MHR is a very unusual RPG in that, by the nature of the system, has a tendency to balance itself. A good portion of the power of the system comes in automatic narrative influence via an economy. In this case, that economy is Plot Points (PP) for players and Doom dice via the Doom Pool for Watchers. One of the means that this economy is acquired by either player or Watcher is the roll of a ‘1’ on any given die during an action. Following simple mathematic principles of probability, the larger a die, the smaller a chance to roll a ‘1’. Therefore, having several D10s (or even a D12 or two) might look really cool in your die pool but is minimizing your chance of getting that desired plot influence. No matter how many D12s you roll, if you still fail your reaction roll and have no PP to spend, you can’t trigger Invulnerability, and those typed words are left to mock you with their inaccessibility. Evil typed words.
Anyway, my point with that is to say that on the surface, what looks like an easy target could become very problematic or a real challenge could wind up with minimal plot influence and ability to show off their cool tricks.
There are, however, a few means of gauging general effectiveness. The more dice that can be put in to a pool, without using small dice (lots of opportunities to roll opportunities there), the greater (in general) your result will tend to be. Thus, while not always (and there have been, and likely will continue to be, many debates concerning this), two power sets offer a bit more versatility and baseline power than one.
Likewise, power sets that cover all bases are, obviously, vastly more effective than those that focus. If none of your villains have any means of mitigating telepathic assaults, then a player running Emma Frost will probably rake them over the coals. Similarly, if none of your heroes have any means of resisting mind control, then someone like Controller or Mentallo could prove far more potent than their datafile might indicate.
Additionally, take a look at SFX. Combinations, like Area Attack and Afflict-type SFX can be incredibly debilitating to an entire table of heroes. That isn’t to say avoid them, just be aware of them and try not to overuse them.
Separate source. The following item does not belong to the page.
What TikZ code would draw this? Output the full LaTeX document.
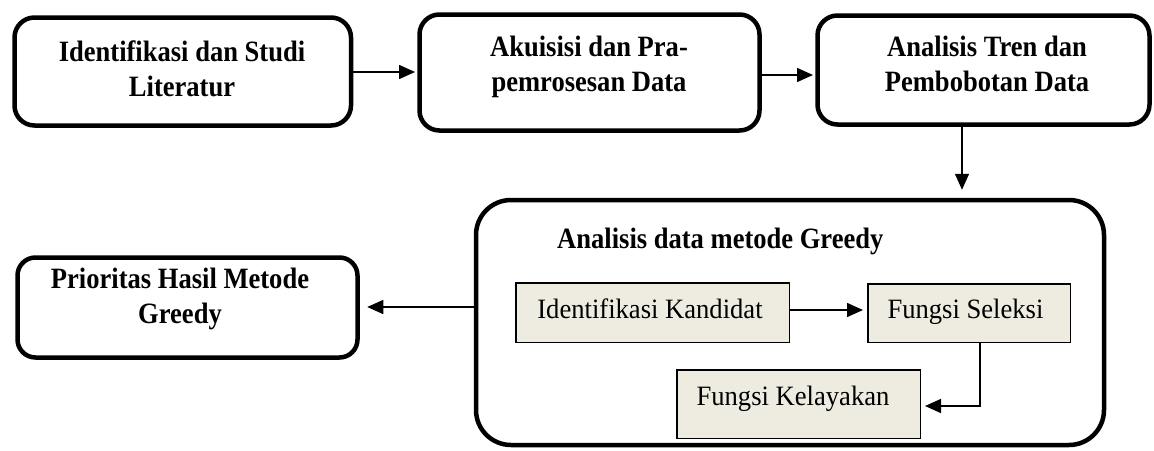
\documentclass[tikz,border=0pt]{standalone}
\usepackage{fontspec}
\setmainfont{Liberation Serif}[FakeStretch=0.95]
\newfontfamily\boldfam{Liberation Serif}[FakeStretch=0.9]
\usetikzlibrary{arrows.meta,calc}
\definecolor{boxfill}{RGB}{238,236,225}
\begin{document}
\begin{tikzpicture}[x=1pt,y=-1pt,
  roundbox/.style={draw, line width=4.5pt, rounded corners=20pt, inner sep=0pt},
  innerbox/.style={draw, line width=1.5pt, fill=boxfill, inner sep=0pt},
  boldtxt/.style={font=\boldfam\fontsize{29.5}{35}\selectfont\bfseries, align=center, inner sep=0pt, anchor=base},
  plaintxt/.style={font=\fontsize{28}{35}\selectfont, inner sep=0pt, anchor=base},
  arr/.style={line width=1.5pt, -{Triangle[length=16pt,width=14pt]}}]
\useasboundingbox (0,0) rectangle (1154,450);
% boxes
\node[roundbox, minimum width=336.5pt, minimum height=108pt] (b1) at (182.75,71.5) {};
\node[roundbox, minimum width=340pt, minimum height=116pt] (b2) at (589.5,72.5) {};
\node[roundbox, minimum width=332pt, minimum height=109pt] (b3) at (983.5,70) {};
\node[roundbox, rounded corners=35pt, minimum width=628pt, minimum height=245pt] (big) at (790,322.5) {};
\node[roundbox, rounded corners=18pt, minimum width=340pt, minimum height=100pt] (pr) at (187.5,307.5) {};
\node[innerbox, minimum width=273.5pt, minimum height=59.5pt] (ik) at (652.5,312.5) {};
\node[innerbox, minimum width=202.5pt, minimum height=58.5pt] (fs) at (969,313) {};
\node[innerbox, minimum width=243.5pt, minimum height=68.5pt] (fk) at (798.5,404) {};
% texts
\node[boldtxt] (t1) at (182,96) {Identifikasi dan Studi\\Literatur};
\node[boldtxt] (t2) at (589,91) {Akuisisi dan Pra-\\pemrosesan Data};
\node[boldtxt] (t3) at (987,91) {Analisis Tren dan\\Pembobotan Data};
\node[boldtxt] (t5) at (180,323) {Prioritas Hasil Metode\\Greedy};
\node[boldtxt, anchor=base west] (tt) at (557,248) {Analisis data metode Greedy};
\node[plaintxt] (tik) at (650,318) {Identifikasi Kandidat};
\node[plaintxt] (tfs) at (965.5,318) {Fungsi Seleksi};
\node[plaintxt] (tfk) at (793,405) {Fungsi Kelayakan};
% helper coordinates
\coordinate (y72) at (0,72);
\coordinate (y75) at (0,75);
\coordinate (y307) at (0,307);
\coordinate (y310) at (0,310);
\coordinate (y406) at (0,406);
\coordinate (x962) at (962,0);
\coordinate (x980) at (980,0);
% connectors
\draw[arr, shorten >=2.25pt] (b1.east |- y72) -- (b2.west |- y72);
\draw[arr, shorten >=2.25pt] (b2.east |- y75) -- (b3.west |- y75);
\draw[arr, shorten >=8pt] (x962 |- b3.south) -- (x962 |- big.north);
\draw[arr, shorten >=7.5pt] (big.west |- y307) -- (pr.east |- y307);
\draw[arr, shorten >=4pt] (ik.east |- y310) -- (fs.west |- y310);
\draw[arr, shorten >=4pt] (x980 |- fs.south) |- (fk.east |- y406);
\end{tikzpicture}
\end{document}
Also, Specialties have a great deal of influence, both in their general use and, more specifically, their creative use via Resources. While less present for villains than for heroes (although that is far from
always being the case), resources tend to be the “Bat-Shark Repelant” that solves a particularly challenging problem.
In the end, a lot of it will work out via play and feel and character selections will surprise in their performance in the hands of folks looking to have fun.
I do have a few recommendations, however.
First, to assist yourself in your scenario design, I would suggest putting some limit on available characters. If you intentionally include zero telepaths, then you don’t need to worry about your villains being a wet paper bag in the mental department, and it lets you focus on the brawl. Conversely, if you are worried that Mr. Fear will have little opposition, make sure your selection of heroes include one or two that stand a good chance of resisting his effects.Second, avoid stepping up villain affiliation dice if you want the fight to move along quickly. Affiliation dice are, really, the only dice a character is absolutely, unequivocally guarenteed to have. Thus, if you have one “boss” villain at 10/8/6, a few lieutenants at 8/6/4 and then a couple of mook/mobs (specialty characters, often at D8 or D6, and whose job it is, ultimately, to soak attacks and build the Doom Pool), you will, most likely, find it to be a perfectly adequate conflict.
Third, I touched on this one briefly above, but it really does warrant a bit of extrapolation: include minions and/or cannon-fodder. Not only are these excellent to allow heroes to showcase their arts of ass-kickery, but they serve to build the Doom Pool. Have them roll Distinctions at D4 whenever possible (and narratively appropriate, of course). Have them grandstand, threaten civillians, and break potted plants all to build that Doom Pool. You want that Doom Pool buffed so you can make use of your villain’s extra cool stuff. Things like Invulnerability cost Doom Pool dice for Watcher characters and nothing is sadder than being out of Doom early in a fight and watching the main bad guy pop like bubblegum. Likewise, don’t keep the Doom Pool high (unless you’re building to that 2D12 Scene Ender) as a powerful Doom Pool in Transition Scenes means it is less likely for the heroes to recover from stress…and really, you want them to be able to go into the next fight refreshed, fresh, and ready to dish out justice on a platter.In the end, though, there really is only one piece of advice that matters when running MHR (or any RPG, for that matter): play to the fun of everyone involved, not to the letters typed in a rulebook. Gauge your success not off the number of rounds in a fight, but the number of smiles around your table.